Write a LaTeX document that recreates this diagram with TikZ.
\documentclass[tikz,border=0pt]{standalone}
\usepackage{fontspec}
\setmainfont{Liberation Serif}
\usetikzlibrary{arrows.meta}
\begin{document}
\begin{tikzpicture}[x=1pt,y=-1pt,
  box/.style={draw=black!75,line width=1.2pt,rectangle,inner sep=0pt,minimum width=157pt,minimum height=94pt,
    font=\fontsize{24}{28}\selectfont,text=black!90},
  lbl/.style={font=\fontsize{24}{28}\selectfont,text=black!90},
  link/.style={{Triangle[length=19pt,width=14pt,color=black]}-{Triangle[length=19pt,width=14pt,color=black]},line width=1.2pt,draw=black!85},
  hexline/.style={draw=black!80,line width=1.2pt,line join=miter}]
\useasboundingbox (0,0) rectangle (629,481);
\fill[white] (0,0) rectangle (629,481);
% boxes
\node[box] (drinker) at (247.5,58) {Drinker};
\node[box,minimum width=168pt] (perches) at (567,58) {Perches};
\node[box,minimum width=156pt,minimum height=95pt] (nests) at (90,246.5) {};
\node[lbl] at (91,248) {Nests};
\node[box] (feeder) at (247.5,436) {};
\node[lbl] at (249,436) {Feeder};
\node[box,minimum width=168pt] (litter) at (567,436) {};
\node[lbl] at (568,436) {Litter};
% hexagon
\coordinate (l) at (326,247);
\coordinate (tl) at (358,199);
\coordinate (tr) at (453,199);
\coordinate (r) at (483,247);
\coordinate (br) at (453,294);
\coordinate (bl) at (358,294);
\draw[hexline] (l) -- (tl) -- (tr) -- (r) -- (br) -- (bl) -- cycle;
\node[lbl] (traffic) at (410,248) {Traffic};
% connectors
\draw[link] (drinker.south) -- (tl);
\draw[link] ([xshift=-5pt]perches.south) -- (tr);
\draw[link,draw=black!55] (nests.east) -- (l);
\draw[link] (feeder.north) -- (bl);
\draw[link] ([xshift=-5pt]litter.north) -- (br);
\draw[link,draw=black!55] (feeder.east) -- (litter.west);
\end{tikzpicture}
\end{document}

# Task objective
Extract the full listing and reproduce each line exactly.

# Full response
Write a LaTeX document that recreates this diagram with TikZ.
\documentclass[tikz,border=0pt]{standalone}
\usepackage{fontspec}
\setmainfont{Liberation Serif}
\usetikzlibrary{arrows.meta}
\begin{document}
\begin{tikzpicture}[x=1pt,y=-1pt,
  box/.style={draw=black!75,line width=1.2pt,rectangle,inner sep=0pt,minimum width=157pt,minimum height=94pt,
    font=\fontsize{24}{28}\selectfont,text=black!90},
  lbl/.style={font=\fontsize{24}{28}\selectfont,text=black!90},
  link/.style={{Triangle[length=19pt,width=14pt,color=black]}-{Triangle[length=19pt,width=14pt,color=black]},line width=1.2pt,draw=black!85},
  hexline/.style={draw=black!80,line width=1.2pt,line join=miter}]
\useasboundingbox (0,0) rectangle (629,481);
\fill[white] (0,0) rectangle (629,481);
% boxes
\node[box] (drinker) at (247.5,58) {Drinker};
\node[box,minimum width=168pt] (perches) at (567,58) {Perches};
\node[box,minimum width=156pt,minimum height=95pt] (nests) at (90,246.5) {};
\node[lbl] at (91,248) {Nests};
\node[box] (feeder) at (247.5,436) {};
\node[lbl] at (249,436) {Feeder};
\node[box,minimum width=168pt] (litter) at (567,436) {};
\node[lbl] at (568,436) {Litter};
% hexagon
\coordinate (l) at (326,247);
\coordinate (tl) at (358,199);
\coordinate (tr) at (453,199);
\coordinate (r) at (483,247);
\coordinate (br) at (453,294);
\coordinate (bl) at (358,294);
\draw[hexline] (l) -- (tl) -- (tr) -- (r) -- (br) -- (bl) -- cycle;
\node[lbl] (traffic) at (410,248) {Traffic};
% connectors
\draw[link] (drinker.south) -- (tl);
\draw[link] ([xshift=-5pt]perches.south) -- (tr);
\draw[link,draw=black!55] (nests.east) -- (l);
\draw[link] (feeder.north) -- (bl);
\draw[link] ([xshift=-5pt]litter.north) -- (br);
\draw[link,draw=black!55] (feeder.east) -- (litter.west);
\end{tikzpicture}
\end{document}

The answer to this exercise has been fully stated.